Well I think doing good should have both diplomatic rewards as well as repercussions. But yeah agreed that France should, instead of calling you a warmonger, pop a leader screen asking whether you joined the war to fight on their side (i.e. "I noticed we have a common enemy- what's in it for you?"). Here's to more waiting for details!

NB I always thought it'd be fun to have a "realm divide" (Shogun 2: TW) mechanic in Civ which basically turns everyone against you once you are dominant.

Previous civ games (especially 3) were like that. It wasn't really all that fun. It sucks to be ahead and try to play peaceful and end up getting dogpiled. Even if you win it's boring. I recall the entire world versus me and I ended up putting infantry around my entire land border (low attack, high defence, equivalent to great war infantry in civ 5).

Teched up to some sort of tank and blew them away, but in the mean time I had no trade to speak of and had to keep reinforcing my ranks.

Also Alpha Centauri. When you're ahead, you're in perma-war with half the world and even your allies will backstab for no apparent reason. And the AI will agree to a ceasefire and then attack you the next, or even the same turn.
 
It depends. Liberating cities is probably more useful early on, late game its only strategic.

Early on, it's a way of taking out your foes cities, and hoping your war mongering rating in the process. It's also early enough that you can start building a good relationship with another empire, and keep another empire in the game that you can benefit from since they're so much weaker than you if they're losing cities. If you recall them to life, you get their their WC votes too.

Later on, it doesn't matter as much. Everyone's butthurt at you anyway, freeing cities will just be one nice thing for them, but it won't outweigh all the other stuff they have to be angry with you about. And if you're a domination Civ, your warmonger rating is so far gone anyway.

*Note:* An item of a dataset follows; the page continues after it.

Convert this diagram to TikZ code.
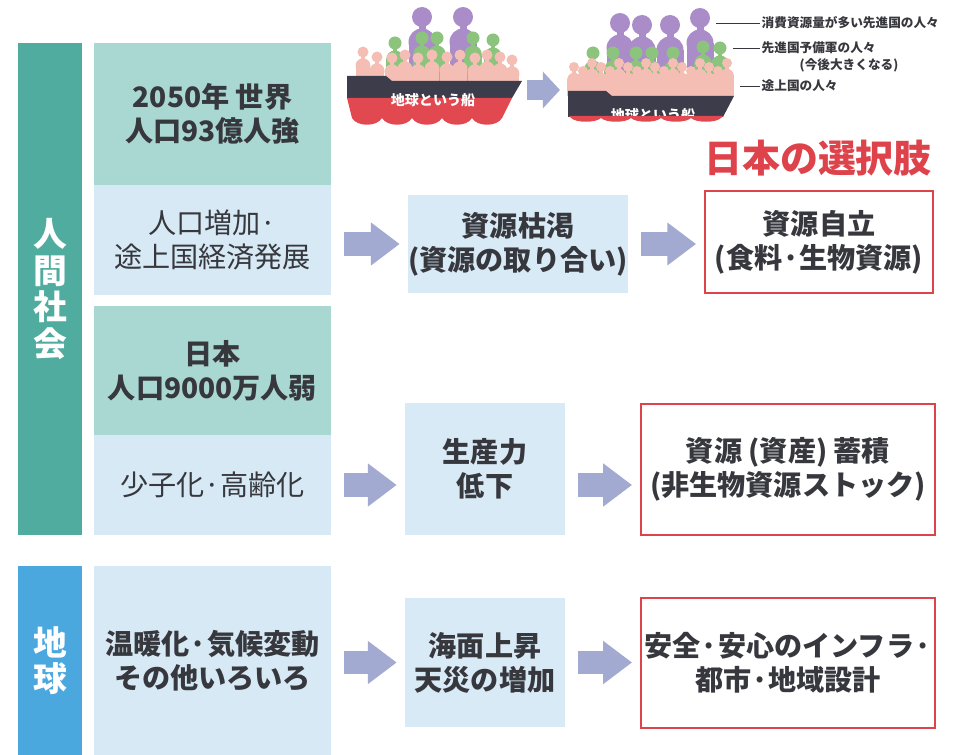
\documentclass[tikz,border=0pt]{standalone}
\usepackage{fontspec}
\setmainfont{Noto Sans CJK JP}
\usetikzlibrary{arrows.meta}

\definecolor{barteal}{RGB}{80,172,158}
\definecolor{boxteal}{RGB}{169,215,210}
\definecolor{boxblue}{RGB}{214,233,244}
\definecolor{midblue}{RGB}{216,234,246}
\definecolor{barblue}{RGB}{74,168,222}
\definecolor{arrowgray}{RGB}{163,170,210}
\definecolor{choicered}{RGB}{222,66,74}
\definecolor{textdark}{RGB}{55,55,62}
\definecolor{hulldark}{RGB}{60,60,75}
\definecolor{hullred}{RGB}{225,72,80}
\definecolor{folkpurple}{RGB}{170,140,200}
\definecolor{folkgreen}{RGB}{140,196,126}
\definecolor{folkpink}{RGB}{244,190,180}

\tikzset{
  band/.style={text=white, align=center, inner sep=0pt, font=\fontsize{24}{26}\selectfont\bfseries},
  cell/.style={align=center, inner sep=0pt, text=textdark, minimum width=5.925cm, font=\fontsize{20}{24}\selectfont\bfseries},
  plaincell/.style={cell, font=\fontsize{20}{24}\selectfont},
  choice/.style={cell, draw=choicered, line width=1.3pt, fill=white},
  fatarrow/.style={draw=arrowgray, line width=0.575cm, -{Triangle[length=0.72cm, width=1.03cm]}, shorten <=0.31cm, shorten >=0.2cm},
  tag/.style={text=textdark, inner sep=1pt, font=\fontsize{9}{10}\selectfont\bfseries},
  leader/.style={draw=textdark, line width=0.5pt},
  hulltext/.style={text=white, inner sep=0pt, font=\fontsize{10}{10}\selectfont\bfseries}
}

% one person: x, head y, head radius, colour; body runs down to \decky
\newcommand{\folk}[4]{%
  \fill[#4] (#1,#2) circle (#3);
  \fill[#4] ({#1-0.35*#3},#2) rectangle ({#1+0.35*#3},{#2+1.8*#3});
  \fill[#4] (#1,{#2+2.5*#3}) circle ({1.35*#3});
  \fill[#4] ({#1-1.35*#3},{#2+2.5*#3}) rectangle ({#1+1.35*#3},\decky);
}

\begin{document}
\begin{tikzpicture}[x=0.025cm, y=-0.025cm]
\useasboundingbox (0,0) rectangle (955,755);

% ship before
\def\decky{81}
\foreach \x/\y in {422/17, 463/17} {\folk{\x}{\y}{10}{folkpurple}}
\foreach \x/\y in {395/43, 422/38, 437/38, 473/38, 493/40} {\folk{\x}{\y}{6.5}{folkgreen}}
\foreach \x/\y in {363/52, 377/57, 392/58, 405/55, 418/58, 432/55, 447/57, 460/55, 475/58, 487/55, 500/57, 512/60} {\folk{\x}{\y}{5.5}{folkpink}}
\fill[hulldark] (347,76) -- (386,76) -- (392,81) -- (522,81) -- (512,98) -- (347,98) -- cycle;
\fill[hullred] (347,98) -- (512,98) -- (502,118)
  \foreach \h in {0,...,4} { .. controls ({502-30*\h-5},127) and ({502-30*\h-25},127) .. ({502-30*\h-30},118) } -- cycle;
\node[hulltext] (name1) at (433,100) {地球という船};

% ship after
\def\decky{96}
\foreach \x/\y in {620/23, 642/25, 670/25, 700/18} {\folk{\x}{\y}{10}{folkpurple}}
\foreach \x/\y in {593/53, 613/53, 636/53, 652/53, 673/53, 703/47, 720/48} {\folk{\x}{\y}{6.5}{folkgreen}}
\fill[folkpink] (570,74) rectangle (733,96);
\foreach \x [count=\i] in {574,583,...,728} {
  \pgfmathsetmacro\yy{63+4*mod(\i,3)}
  \folk{\x}{\yy}{5}{folkpink}
}
\fill[hulldark] (568,91) -- (606,91) -- (612,96) -- (734,96) -- (723,117) -- (568,117) -- cycle;
\fill[hullred] (569,116) -- (723,116) -- (721,118)
  \foreach \h in {0,...,4} { .. controls ({721-30*\h-5},123) and ({721-30*\h-25},123) .. ({721-30*\h-30},118) } -- cycle;
\begin{scope}
  \clip (560,80) rectangle (740,116);
  \node[hulltext] (name2) at (653,115) {地球という船};
\end{scope}

\coordinate (ship1) at (522,90);
\coordinate (ship2) at (568,90);
\draw[fatarrow, line width=0.5cm, -{Triangle[length=0.43cm, width=0.9cm]}, shorten <=0.125cm, shorten >=0.2cm] (ship1) -- (ship2);

\node[tag, anchor=west] (rich) at (760,23) {消費資源量が多い先進国の人々};
\node[tag, anchor=west] (next) at (760,48) {先進国予備軍の人々};
\node[tag, anchor=west] (later) at (798,65) {(今後大きくなる)};
\node[tag, anchor=west] (poor) at (760,86) {途上国の人々};
\coordinate (richend) at (716,23);
\coordinate (nextend) at (733,48);
\coordinate (poorend) at (740,86);
\draw[leader] (richend) -- (rich.west);
\draw[leader] (nextend) -- (next.west);
\draw[leader] (poorend) -- (poor.west);

\node[band, fill=barteal, minimum width=1.6cm, minimum height=12.3cm] (society) at (50,289) {人\\間\\社\\会};
\node[band, fill=barblue, minimum width=1.6cm, minimum height=4.725cm] (earth) at (50,660.5) {地\\球};

\node[cell, fill=boxteal, minimum height=3.55cm] (world) at (212.5,114) {2050年 世界\\人口93億人強};
\node[plaincell, fill=boxblue, minimum height=2.75cm] (growth) at (212.5,240) {人口増加·\\途上国経済発展};
\node[cell, fill=boxteal, minimum height=3.225cm] (japan) at (212.5,370.5) {日本\\人口9000万人弱};
\node[plaincell, fill=boxblue, minimum height=2.5cm] (aging) at (212.5,485) {少子化·高齢化};
\node[cell, fill=boxblue, minimum height=4.725cm] (climate) at (212.5,660.5) {温暖化·気候変動\\その他いろいろ};

\node[cell, fill=midblue, minimum width=5.5cm, minimum height=2.45cm] (scarce) at (518,244) {資源枯渇\\(資源の取り合い)};
\node[cell, fill=midblue, minimum width=4cm, minimum height=3.3cm] (output) at (485,469) {生産力\\低下};
\node[cell, fill=midblue, minimum width=4cm, minimum height=3.225cm] (sea) at (485,662.5) {海面上昇\\天災の増加};

\node[text=choicered, font=\fontsize{27}{27}\selectfont\bfseries] (title) at (818,158) {日本の選択肢};
\node[choice, minimum width=5.7cm, minimum height=2.55cm] (selfsuff) at (819,242) {資源自立\\(食料·生物資源)};
\node[choice, minimum width=7.35cm, minimum height=3.275cm] (stock) at (788,469.5) {資源 (資産) 蓄積\\(非生物資源ストック)};
\node[choice, minimum width=7.35cm, minimum height=3.25cm] (infra) at (788,663) {安全·安心のインフラ·\\都市·地域設計};

\draw[fatarrow] (growth.east |- scarce) -- (scarce.west);
\draw[fatarrow] (scarce.east) -- (selfsuff.west |- scarce);
\draw[fatarrow] (aging.east) -- (aging.east -| output.west);
\draw[fatarrow] (output.east |- aging) -- (stock.west |- aging);
\draw[fatarrow] (climate.east |- sea) -- (sea.west);
\draw[fatarrow] (sea.east) -- (infra.west |- sea);
\end{tikzpicture}
\end{document}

I say strategically, because there are cases where you want to take out a city, but don't want to control, and don't have time to raze it. Or it being there helps you, like opening up trade routes for you.
 
Liberating also keeps cities from your opponents and the city is still useless for a long time.

A good way to get rid of useless cities when it would take 20 turns of unhappiness to burn the city down is to gift it to a weak civ, who will either burn it down for you or simply keep it. Even better if you restored that civ to life to begin with.